──────── GIVEN ENTRIES
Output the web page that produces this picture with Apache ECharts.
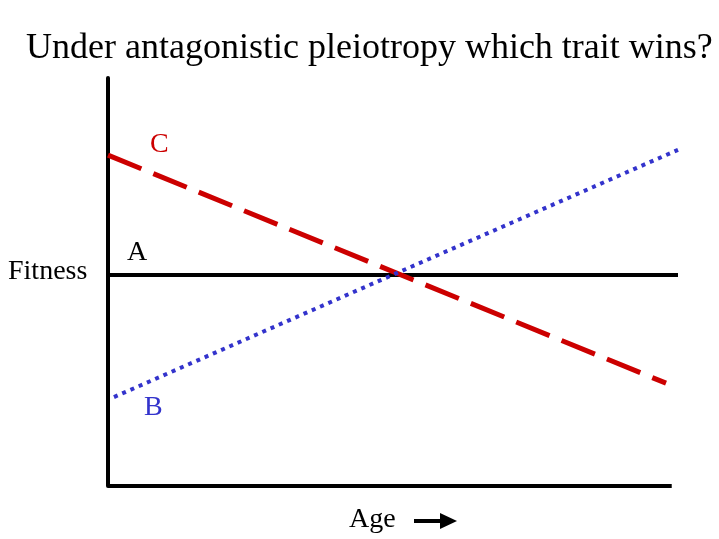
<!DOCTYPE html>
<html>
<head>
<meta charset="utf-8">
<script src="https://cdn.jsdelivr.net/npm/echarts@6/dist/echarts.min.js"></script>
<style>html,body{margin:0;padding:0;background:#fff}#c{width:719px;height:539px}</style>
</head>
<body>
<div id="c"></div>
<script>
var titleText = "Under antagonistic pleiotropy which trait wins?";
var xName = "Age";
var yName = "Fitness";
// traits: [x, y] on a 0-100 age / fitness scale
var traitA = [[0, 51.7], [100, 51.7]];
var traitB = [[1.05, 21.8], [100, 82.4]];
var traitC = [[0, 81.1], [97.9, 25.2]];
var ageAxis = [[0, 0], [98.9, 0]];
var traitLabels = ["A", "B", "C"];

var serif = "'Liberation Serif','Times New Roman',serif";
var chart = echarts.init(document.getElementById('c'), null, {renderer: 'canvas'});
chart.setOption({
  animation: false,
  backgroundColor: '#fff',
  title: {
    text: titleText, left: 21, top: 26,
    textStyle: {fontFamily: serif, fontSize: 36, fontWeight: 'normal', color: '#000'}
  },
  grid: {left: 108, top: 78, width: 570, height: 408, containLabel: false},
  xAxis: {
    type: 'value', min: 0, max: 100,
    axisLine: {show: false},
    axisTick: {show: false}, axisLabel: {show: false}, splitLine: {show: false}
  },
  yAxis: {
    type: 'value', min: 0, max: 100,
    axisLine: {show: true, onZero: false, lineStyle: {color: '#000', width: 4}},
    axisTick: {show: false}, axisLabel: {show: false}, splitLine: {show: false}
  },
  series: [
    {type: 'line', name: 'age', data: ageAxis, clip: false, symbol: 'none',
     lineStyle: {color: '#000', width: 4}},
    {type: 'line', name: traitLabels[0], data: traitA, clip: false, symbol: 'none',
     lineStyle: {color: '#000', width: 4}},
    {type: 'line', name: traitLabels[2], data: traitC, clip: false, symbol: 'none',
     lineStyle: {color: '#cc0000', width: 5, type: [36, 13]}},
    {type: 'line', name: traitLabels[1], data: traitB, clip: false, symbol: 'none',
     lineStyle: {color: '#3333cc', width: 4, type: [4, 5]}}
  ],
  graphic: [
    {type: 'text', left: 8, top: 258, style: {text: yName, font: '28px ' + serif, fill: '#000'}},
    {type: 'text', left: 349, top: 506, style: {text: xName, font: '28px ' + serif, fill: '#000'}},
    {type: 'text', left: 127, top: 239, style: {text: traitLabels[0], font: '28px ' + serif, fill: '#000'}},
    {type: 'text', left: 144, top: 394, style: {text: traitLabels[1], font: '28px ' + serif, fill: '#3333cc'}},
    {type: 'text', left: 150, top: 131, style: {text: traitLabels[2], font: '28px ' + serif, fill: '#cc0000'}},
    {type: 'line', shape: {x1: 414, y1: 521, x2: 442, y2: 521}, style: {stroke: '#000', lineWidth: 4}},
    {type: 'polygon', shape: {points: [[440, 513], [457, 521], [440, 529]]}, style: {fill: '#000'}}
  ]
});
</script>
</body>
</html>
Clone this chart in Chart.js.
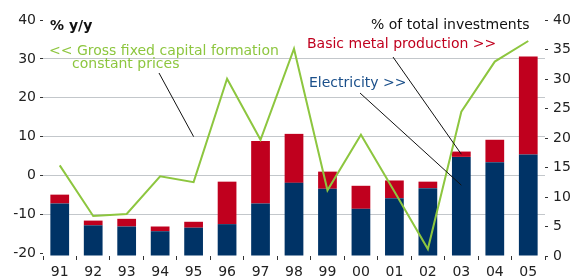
────────────────
◆ DIRECTION
Repeat the records above exactly, leaving out any pictures they contain.

◆ RESULT
Output the web page that produces this picture with Apache ECharts.
<!DOCTYPE html>
<html>
<head>
<meta charset="utf-8">
<script src="https://cdn.jsdelivr.net/npm/echarts@6/dist/echarts.min.js"></script>
<style>html,body{margin:0;padding:0;background:#fff}#c{width:719px;height:539px}</style>
</head>
<body>
<div id="c"></div>
<script>
var titleText = "Under antagonistic pleiotropy which trait wins?";
var xName = "Age";
var yName = "Fitness";
// traits: [x, y] on a 0-100 age / fitness scale
var traitA = [[0, 51.7], [100, 51.7]];
var traitB = [[1.05, 21.8], [100, 82.4]];
var traitC = [[0, 81.1], [97.9, 25.2]];
var ageAxis = [[0, 0], [98.9, 0]];
var traitLabels = ["A", "B", "C"];

var serif = "'Liberation Serif','Times New Roman',serif";
var chart = echarts.init(document.getElementById('c'), null, {renderer: 'canvas'});
chart.setOption({
  animation: false,
  backgroundColor: '#fff',
  title: {
    text: titleText, left: 21, top: 26,
    textStyle: {fontFamily: serif, fontSize: 36, fontWeight: 'normal', color: '#000'}
  },
  grid: {left: 108, top: 78, width: 570, height: 408, containLabel: false},
  xAxis: {
    type: 'value', min: 0, max: 100,
    axisLine: {show: false},
    axisTick: {show: false}, axisLabel: {show: false}, splitLine: {show: false}
  },
  yAxis: {
    type: 'value', min: 0, max: 100,
    axisLine: {show: true, onZero: false, lineStyle: {color: '#000', width: 4}},
    axisTick: {show: false}, axisLabel: {show: false}, splitLine: {show: false}
  },
  series: [
    {type: 'line', name: 'age', data: ageAxis, clip: false, symbol: 'none',
     lineStyle: {color: '#000', width: 4}},
    {type: 'line', name: traitLabels[0], data: traitA, clip: false, symbol: 'none',
     lineStyle: {color: '#000', width: 4}},
    {type: 'line', name: traitLabels[2], data: traitC, clip: false, symbol: 'none',
     lineStyle: {color: '#cc0000', width: 5, type: [36, 13]}},
    {type: 'line', name: traitLabels[1], data: traitB, clip: false, symbol: 'none',
     lineStyle: {color: '#3333cc', width: 4, type: [4, 5]}}
  ],
  graphic: [
    {type: 'text', left: 8, top: 258, style: {text: yName, font: '28px ' + serif, fill: '#000'}},
    {type: 'text', left: 349, top: 506, style: {text: xName, font: '28px ' + serif, fill: '#000'}},
    {type: 'text', left: 127, top: 239, style: {text: traitLabels[0], font: '28px ' + serif, fill: '#000'}},
    {type: 'text', left: 144, top: 394, style: {text: traitLabels[1], font: '28px ' + serif, fill: '#3333cc'}},
    {type: 'text', left: 150, top: 131, style: {text: traitLabels[2], font: '28px ' + serif, fill: '#cc0000'}},
    {type: 'line', shape: {x1: 414, y1: 521, x2: 442, y2: 521}, style: {stroke: '#000', lineWidth: 4}},
    {type: 'polygon', shape: {points: [[440, 513], [457, 521], [440, 529]]}, style: {fill: '#000'}}
  ]
});
</script>
</body>
</html>
Clone this chart in Chart.js.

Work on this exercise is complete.